— start THE INPUT —

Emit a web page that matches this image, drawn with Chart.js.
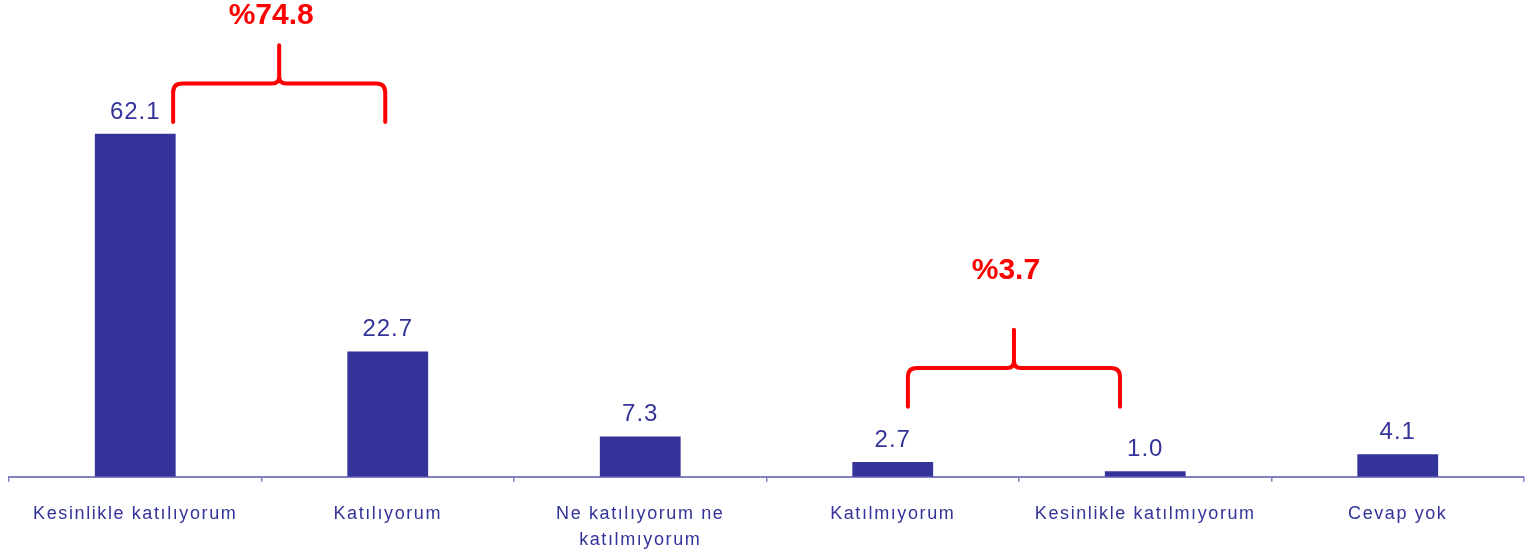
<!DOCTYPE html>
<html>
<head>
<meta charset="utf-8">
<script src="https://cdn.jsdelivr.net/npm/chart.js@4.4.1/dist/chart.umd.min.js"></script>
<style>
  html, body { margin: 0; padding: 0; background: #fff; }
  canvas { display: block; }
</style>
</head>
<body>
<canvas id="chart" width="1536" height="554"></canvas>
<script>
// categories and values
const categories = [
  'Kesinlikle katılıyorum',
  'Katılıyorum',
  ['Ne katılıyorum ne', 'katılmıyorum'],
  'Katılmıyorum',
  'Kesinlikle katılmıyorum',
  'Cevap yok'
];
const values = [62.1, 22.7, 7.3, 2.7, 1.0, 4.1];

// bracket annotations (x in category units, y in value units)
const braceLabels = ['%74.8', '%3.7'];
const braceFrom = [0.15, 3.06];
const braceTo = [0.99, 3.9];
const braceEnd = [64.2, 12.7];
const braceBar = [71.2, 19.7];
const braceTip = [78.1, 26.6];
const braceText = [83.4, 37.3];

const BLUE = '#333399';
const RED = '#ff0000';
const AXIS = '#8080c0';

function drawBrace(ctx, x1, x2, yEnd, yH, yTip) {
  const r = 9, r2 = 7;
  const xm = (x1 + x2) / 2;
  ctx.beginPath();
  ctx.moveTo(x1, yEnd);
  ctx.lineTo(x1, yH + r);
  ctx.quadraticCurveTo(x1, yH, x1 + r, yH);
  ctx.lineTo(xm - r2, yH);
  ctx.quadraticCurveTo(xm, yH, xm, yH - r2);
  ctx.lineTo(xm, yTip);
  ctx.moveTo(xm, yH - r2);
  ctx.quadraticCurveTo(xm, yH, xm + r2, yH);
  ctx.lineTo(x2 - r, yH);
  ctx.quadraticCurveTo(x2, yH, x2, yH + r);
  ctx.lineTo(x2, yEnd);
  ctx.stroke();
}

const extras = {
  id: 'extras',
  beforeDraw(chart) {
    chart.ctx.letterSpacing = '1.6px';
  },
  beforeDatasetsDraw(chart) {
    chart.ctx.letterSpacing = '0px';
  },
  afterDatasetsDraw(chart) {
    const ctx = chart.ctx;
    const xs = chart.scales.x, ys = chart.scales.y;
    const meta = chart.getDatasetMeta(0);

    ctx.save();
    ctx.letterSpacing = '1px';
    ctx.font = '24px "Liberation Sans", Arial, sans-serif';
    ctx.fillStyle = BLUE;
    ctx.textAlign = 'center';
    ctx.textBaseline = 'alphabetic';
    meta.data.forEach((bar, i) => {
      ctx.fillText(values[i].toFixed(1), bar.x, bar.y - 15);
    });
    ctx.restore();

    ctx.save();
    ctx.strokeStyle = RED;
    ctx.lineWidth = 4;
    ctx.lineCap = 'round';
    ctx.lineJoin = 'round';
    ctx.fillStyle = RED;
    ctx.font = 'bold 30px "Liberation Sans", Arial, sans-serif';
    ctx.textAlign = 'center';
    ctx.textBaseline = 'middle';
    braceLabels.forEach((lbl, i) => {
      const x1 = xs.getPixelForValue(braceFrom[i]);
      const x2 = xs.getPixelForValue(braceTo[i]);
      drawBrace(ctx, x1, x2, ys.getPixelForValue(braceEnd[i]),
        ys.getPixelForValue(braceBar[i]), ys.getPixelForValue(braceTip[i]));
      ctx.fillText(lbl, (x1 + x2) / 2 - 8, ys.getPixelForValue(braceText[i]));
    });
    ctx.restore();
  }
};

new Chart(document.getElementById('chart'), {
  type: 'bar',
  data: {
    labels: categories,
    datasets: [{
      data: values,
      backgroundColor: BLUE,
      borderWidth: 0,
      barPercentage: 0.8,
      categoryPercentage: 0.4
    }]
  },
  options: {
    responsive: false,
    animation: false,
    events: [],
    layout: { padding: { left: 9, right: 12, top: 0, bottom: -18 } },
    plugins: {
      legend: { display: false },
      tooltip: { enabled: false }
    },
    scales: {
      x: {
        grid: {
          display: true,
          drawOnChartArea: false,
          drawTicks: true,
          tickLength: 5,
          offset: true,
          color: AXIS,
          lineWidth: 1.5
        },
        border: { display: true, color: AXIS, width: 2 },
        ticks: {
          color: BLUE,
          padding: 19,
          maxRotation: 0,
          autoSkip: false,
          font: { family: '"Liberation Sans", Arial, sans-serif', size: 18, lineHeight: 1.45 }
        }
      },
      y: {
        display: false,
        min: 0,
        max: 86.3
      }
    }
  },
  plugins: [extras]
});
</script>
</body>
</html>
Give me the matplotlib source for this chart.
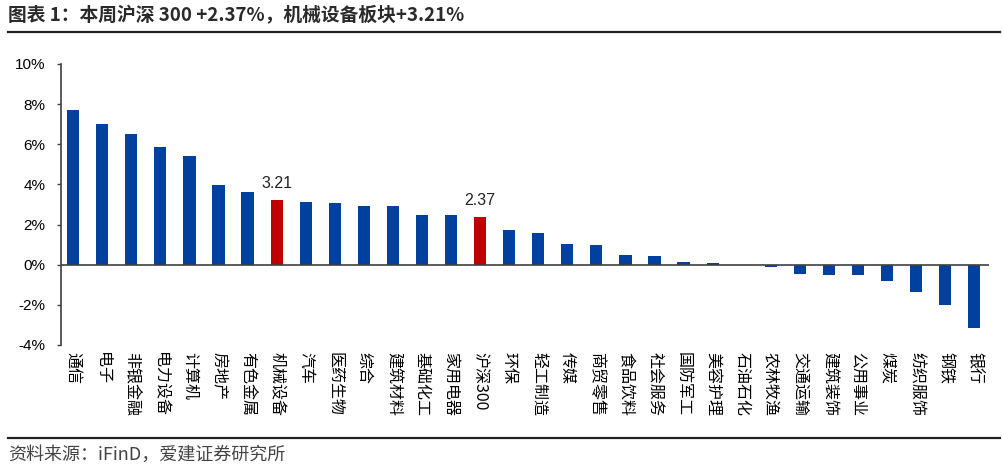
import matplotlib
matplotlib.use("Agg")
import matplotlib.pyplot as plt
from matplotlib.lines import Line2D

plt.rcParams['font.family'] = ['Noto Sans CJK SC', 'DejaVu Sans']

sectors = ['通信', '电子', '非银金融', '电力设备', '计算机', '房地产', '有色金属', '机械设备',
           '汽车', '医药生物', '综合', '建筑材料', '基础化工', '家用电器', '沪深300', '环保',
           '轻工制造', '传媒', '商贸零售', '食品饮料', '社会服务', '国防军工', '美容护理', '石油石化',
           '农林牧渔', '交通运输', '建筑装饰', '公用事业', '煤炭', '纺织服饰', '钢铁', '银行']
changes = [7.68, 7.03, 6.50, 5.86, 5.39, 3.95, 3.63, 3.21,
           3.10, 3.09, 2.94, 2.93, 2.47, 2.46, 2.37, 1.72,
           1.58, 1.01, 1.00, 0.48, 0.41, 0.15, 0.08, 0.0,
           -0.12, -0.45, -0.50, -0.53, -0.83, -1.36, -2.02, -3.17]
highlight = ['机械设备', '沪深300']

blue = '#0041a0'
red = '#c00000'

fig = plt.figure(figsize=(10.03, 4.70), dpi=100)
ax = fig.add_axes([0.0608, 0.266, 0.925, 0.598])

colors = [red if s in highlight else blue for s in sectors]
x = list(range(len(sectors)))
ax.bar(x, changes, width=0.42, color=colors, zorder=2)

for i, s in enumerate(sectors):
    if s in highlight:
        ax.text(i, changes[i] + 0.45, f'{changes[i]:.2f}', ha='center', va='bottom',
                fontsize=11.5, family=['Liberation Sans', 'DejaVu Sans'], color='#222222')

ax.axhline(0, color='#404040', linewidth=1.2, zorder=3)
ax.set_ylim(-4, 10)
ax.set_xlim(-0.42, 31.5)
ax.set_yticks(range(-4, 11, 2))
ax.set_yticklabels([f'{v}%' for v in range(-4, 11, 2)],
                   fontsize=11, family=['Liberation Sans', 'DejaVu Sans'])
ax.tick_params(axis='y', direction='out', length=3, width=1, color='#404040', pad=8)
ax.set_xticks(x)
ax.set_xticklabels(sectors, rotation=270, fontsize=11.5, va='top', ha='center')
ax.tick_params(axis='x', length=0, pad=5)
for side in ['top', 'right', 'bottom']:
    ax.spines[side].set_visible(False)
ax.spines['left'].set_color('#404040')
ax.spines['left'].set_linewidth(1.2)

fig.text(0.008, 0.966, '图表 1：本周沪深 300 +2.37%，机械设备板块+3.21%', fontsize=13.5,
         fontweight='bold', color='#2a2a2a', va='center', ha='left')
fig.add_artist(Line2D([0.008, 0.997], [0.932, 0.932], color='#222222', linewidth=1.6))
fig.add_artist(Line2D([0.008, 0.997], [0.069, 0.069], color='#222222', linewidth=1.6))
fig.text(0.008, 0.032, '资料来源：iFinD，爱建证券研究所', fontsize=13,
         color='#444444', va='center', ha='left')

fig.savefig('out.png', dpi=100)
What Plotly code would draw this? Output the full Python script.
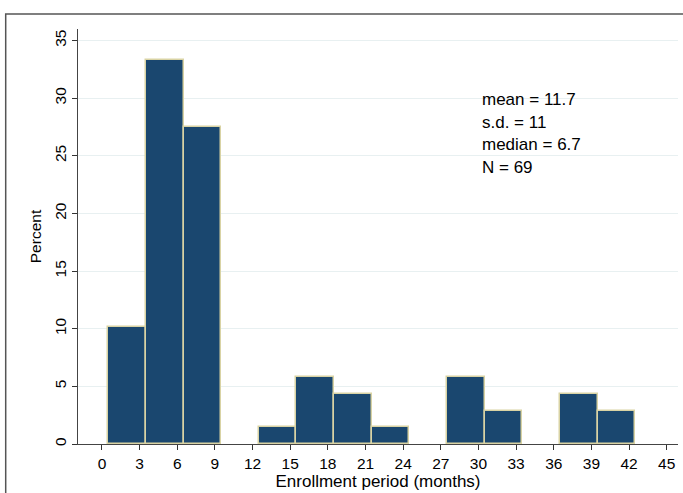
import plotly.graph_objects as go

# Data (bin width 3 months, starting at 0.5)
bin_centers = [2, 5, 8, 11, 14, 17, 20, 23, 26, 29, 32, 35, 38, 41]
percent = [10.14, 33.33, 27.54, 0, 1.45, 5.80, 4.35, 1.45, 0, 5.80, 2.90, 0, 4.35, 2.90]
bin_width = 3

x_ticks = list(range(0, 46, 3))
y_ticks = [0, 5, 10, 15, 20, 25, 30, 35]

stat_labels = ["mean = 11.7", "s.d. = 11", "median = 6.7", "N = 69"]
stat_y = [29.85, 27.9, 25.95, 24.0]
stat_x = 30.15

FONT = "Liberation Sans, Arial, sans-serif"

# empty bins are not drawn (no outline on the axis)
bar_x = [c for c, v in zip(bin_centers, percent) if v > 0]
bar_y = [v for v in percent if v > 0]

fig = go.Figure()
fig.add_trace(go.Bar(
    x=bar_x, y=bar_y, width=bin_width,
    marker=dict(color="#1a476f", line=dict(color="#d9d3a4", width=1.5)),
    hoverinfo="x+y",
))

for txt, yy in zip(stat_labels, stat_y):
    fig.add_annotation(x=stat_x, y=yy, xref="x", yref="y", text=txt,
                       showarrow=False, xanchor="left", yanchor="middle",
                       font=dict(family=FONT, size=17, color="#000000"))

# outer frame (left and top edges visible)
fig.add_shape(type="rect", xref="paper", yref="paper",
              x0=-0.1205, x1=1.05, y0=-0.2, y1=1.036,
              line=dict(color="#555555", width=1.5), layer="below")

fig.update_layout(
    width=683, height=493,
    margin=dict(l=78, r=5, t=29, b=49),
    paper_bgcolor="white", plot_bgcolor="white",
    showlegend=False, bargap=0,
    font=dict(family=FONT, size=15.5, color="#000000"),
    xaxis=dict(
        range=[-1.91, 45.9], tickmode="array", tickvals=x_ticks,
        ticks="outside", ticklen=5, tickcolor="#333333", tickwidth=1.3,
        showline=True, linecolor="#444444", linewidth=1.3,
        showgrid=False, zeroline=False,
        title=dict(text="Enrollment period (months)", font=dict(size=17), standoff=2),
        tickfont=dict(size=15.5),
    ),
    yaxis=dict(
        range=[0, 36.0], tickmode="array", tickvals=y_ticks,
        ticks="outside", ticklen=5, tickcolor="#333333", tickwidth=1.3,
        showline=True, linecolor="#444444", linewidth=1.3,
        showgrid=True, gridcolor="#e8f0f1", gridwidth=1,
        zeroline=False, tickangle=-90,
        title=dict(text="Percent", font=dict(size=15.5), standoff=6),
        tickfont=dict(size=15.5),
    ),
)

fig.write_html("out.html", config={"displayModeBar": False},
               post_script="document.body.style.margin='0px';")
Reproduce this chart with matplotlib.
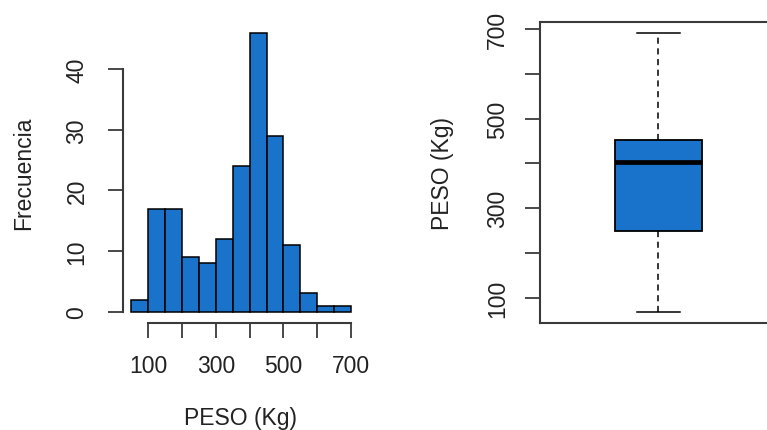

— end THE INPUT —

**EXERCISE:** Retype the section that opens with the line holding "Give me the matplotlib source for this chart." and closes with the line holding "plt.rcParams['font.family'] = ['Noto", exactly as it reads, without any pictures.

**FINISHED EXERCISE:**
Give me the matplotlib source for this chart.
import matplotlib
matplotlib.use("Agg")
import matplotlib.pyplot as plt
from matplotlib.lines import Line2D

plt.rcParams['font.family'] = ['Noto Sans CJK SC', 'DejaVu Sans']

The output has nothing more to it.